Skarsgård started his acting career early; and, by the age of 21, his experience in film, TV and stage was considerable. Most of his early roles were in Swedish television (such as Bombi Bitt) and films. Of Skarsgård's work in Swedish film, he is perhaps best known for  Good Evening, Mr. Wallenberg, where he portrays Swedish diplomat Raoul Wallenberg, who worked to save Holocaust victims.

Skarsgård is particularly associated with director Lars von Trier and has appeared in six of the Danish auteur's features: The Kingdom, Breaking the Waves, Dancer in the Dark, Dogville, Melancholia, and Nymphomaniac. His most personal working relationship, however, is with Norwegian director Hans Petter Moland, who has directed the actor in Zero Kelvin, Aberdeen, In Order of Disappearance, and A Somewhat Gentle Man. Skarsgård considers Moland a close friend and, in 2009, he said of their relationship: "We're like an old married couple and I get separation anxiety." Another Scandinavian work that he is known for is the 1997 Norwegian film Insomnia, in which he plays the guilt-ridden policeman Jonas Engström.
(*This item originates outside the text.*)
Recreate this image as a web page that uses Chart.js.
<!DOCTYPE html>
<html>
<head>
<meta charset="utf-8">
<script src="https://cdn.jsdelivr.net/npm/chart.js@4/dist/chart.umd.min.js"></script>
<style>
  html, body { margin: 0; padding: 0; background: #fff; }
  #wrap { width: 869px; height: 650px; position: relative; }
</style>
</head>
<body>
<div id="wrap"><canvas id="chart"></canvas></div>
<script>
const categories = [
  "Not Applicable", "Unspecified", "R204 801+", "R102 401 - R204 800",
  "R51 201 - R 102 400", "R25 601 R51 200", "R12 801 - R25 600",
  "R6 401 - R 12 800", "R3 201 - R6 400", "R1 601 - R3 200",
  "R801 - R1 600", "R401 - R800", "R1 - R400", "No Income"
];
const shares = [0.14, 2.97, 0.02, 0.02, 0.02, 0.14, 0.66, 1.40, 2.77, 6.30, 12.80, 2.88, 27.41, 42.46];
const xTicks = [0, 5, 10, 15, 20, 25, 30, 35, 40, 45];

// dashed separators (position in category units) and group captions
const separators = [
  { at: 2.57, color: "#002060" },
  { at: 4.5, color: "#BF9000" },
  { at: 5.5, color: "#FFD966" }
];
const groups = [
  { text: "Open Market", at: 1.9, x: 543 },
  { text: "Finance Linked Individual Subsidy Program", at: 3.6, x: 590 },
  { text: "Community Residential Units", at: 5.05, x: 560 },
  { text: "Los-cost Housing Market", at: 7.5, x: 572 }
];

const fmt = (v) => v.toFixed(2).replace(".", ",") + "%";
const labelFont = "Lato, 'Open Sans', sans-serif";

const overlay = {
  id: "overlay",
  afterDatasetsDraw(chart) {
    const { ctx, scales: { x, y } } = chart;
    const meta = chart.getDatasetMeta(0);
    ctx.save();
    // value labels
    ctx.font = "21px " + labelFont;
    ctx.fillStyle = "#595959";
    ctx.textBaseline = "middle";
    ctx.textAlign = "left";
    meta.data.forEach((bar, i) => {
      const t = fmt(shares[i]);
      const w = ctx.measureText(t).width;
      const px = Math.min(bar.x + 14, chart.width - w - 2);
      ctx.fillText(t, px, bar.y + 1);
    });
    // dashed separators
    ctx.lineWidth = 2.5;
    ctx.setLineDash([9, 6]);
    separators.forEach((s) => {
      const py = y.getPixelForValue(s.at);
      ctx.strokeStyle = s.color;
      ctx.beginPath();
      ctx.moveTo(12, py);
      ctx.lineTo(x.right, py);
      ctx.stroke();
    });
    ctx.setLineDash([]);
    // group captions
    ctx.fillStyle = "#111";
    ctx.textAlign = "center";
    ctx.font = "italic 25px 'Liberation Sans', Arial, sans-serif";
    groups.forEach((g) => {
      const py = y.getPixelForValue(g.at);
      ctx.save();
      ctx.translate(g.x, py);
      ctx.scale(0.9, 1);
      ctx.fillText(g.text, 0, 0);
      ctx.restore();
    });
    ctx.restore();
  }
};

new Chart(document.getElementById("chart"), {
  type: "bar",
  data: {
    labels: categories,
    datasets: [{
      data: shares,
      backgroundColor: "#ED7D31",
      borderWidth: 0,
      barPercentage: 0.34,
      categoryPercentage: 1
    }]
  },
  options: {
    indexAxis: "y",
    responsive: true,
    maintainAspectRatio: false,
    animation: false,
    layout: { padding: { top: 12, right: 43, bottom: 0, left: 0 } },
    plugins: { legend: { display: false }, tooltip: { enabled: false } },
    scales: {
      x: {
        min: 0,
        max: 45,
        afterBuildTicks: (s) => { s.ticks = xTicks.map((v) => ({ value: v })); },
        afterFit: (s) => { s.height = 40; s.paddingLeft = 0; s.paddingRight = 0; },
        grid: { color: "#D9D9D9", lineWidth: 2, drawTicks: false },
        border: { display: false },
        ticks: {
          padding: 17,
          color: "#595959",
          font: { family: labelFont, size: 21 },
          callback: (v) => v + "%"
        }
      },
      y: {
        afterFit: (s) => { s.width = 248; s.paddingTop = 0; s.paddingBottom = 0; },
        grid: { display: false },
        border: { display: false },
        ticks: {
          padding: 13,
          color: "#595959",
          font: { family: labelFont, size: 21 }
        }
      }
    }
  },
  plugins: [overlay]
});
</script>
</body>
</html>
Skarsgård's first American film was the 1985 film Noon Wine, directed by Michael Fields, in which Skarsgård played a mentally disturbed immigrant farmhand being chased by a bounty hunter. He acted opposite Fred Ward, who portrayed the farmer. In 1990, he starred in another American film, The Hunt for Red October, playing the character of Captain Tupolev, a Soviet submarine commander.

He was considered for the role of Oskar Schindler in Schindler's List. Skarsgård has said that people often mistook him for Liam Neeson, who portrayed Schindler in the film, and Skarsgård later replaced Neeson in the 2004 film Exorcist: The Beginning. He appeared as a guest star on Entourage as Verner Vollstedt, the German director of the fictional film Smokejumpers, who is hostile to the main character Vincent Chase. Skarsgård appeared as Bootstrap Bill Turner in both Pirates of the Caribbean: Dead Man's Chest and Pirates of the Caribbean: At World's End. In 2008, he starred as Bill Anderson in Universal Pictures' Mamma Mia! and reprised the role 10 years later in its sequel Mamma Mia! Here We Go Again.
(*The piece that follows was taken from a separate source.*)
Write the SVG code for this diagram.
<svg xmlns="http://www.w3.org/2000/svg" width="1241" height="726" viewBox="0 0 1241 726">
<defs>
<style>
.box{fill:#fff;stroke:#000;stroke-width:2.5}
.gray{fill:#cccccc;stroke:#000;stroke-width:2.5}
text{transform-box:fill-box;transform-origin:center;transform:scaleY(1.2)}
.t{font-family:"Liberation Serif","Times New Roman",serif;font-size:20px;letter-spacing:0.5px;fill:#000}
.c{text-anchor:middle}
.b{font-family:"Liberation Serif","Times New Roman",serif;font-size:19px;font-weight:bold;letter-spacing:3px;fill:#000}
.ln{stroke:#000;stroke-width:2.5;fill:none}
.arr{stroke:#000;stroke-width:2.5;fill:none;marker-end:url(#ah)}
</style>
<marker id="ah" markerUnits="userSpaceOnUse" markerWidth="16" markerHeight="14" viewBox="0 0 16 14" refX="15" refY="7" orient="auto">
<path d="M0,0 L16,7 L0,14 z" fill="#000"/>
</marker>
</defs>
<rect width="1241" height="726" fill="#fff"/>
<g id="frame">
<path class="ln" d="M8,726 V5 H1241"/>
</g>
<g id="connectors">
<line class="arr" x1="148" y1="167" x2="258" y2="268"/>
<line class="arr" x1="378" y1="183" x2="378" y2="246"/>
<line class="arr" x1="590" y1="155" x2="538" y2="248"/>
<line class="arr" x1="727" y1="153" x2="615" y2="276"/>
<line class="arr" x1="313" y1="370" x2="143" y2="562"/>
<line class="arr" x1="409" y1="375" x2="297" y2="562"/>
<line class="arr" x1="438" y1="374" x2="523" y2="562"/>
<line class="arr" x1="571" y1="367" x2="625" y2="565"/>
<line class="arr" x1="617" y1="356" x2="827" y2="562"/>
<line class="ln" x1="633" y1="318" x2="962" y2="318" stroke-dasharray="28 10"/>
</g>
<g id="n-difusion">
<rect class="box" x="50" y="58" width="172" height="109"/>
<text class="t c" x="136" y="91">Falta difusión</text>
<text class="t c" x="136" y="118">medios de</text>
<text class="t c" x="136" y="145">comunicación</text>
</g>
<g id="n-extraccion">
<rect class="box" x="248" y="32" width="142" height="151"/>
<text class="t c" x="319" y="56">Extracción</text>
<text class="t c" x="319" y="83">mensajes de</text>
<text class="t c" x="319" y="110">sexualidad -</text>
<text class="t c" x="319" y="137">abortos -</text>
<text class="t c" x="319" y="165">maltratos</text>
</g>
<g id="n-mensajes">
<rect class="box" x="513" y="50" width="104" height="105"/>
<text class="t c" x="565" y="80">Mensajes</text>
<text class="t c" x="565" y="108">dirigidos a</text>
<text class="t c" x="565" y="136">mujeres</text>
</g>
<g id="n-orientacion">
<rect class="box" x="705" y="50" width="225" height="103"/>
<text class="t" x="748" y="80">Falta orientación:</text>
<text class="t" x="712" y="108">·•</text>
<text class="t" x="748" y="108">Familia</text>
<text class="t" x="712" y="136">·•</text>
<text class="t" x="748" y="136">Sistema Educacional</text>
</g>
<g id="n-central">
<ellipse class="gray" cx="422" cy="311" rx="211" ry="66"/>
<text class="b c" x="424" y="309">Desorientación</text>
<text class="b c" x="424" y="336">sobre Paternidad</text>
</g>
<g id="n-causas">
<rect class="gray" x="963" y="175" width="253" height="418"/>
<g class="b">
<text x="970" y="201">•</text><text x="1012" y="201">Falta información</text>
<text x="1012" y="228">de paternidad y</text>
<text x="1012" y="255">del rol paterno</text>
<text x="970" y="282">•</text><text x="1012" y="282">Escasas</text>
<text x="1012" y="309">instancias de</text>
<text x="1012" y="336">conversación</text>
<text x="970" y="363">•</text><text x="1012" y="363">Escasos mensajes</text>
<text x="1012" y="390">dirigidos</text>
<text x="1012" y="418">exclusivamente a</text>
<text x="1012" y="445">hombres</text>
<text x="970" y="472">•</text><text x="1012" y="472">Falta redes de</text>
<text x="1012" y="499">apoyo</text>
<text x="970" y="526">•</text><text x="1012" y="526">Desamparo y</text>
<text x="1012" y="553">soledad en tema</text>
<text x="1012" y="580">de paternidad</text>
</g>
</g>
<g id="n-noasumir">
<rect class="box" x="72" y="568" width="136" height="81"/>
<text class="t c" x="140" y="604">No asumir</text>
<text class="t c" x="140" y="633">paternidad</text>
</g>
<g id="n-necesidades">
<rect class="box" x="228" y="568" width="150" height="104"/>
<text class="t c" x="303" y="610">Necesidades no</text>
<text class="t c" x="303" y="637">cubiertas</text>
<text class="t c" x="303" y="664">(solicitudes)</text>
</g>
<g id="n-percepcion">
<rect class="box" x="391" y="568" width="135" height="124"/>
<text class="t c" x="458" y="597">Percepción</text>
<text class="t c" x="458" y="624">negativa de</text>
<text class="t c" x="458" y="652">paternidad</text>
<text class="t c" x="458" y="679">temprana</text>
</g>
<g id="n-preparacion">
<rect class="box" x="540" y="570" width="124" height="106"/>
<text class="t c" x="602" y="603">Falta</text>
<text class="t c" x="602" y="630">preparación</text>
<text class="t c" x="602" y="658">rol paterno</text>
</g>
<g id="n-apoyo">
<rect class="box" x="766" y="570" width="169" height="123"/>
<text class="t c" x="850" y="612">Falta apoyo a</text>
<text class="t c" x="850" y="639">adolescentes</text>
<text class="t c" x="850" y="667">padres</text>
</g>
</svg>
Skarsgård played Dr. Erik Selvig in the 2011 film Thor, and later reprised the role in Thor: The Dark World (2013) and Thor: Love and Thunder (2022), as well as The Avengers (2012) and Avengers: Age of Ultron (2015). Skarsgård reteamed with Thor director Kenneth Branagh for the 2015 live-action adaptation of Disney's Cinderella, in which he played The Grand Duke. In 2021, he played Vladimir Harkonnen in Denis Villeneuve's Dune.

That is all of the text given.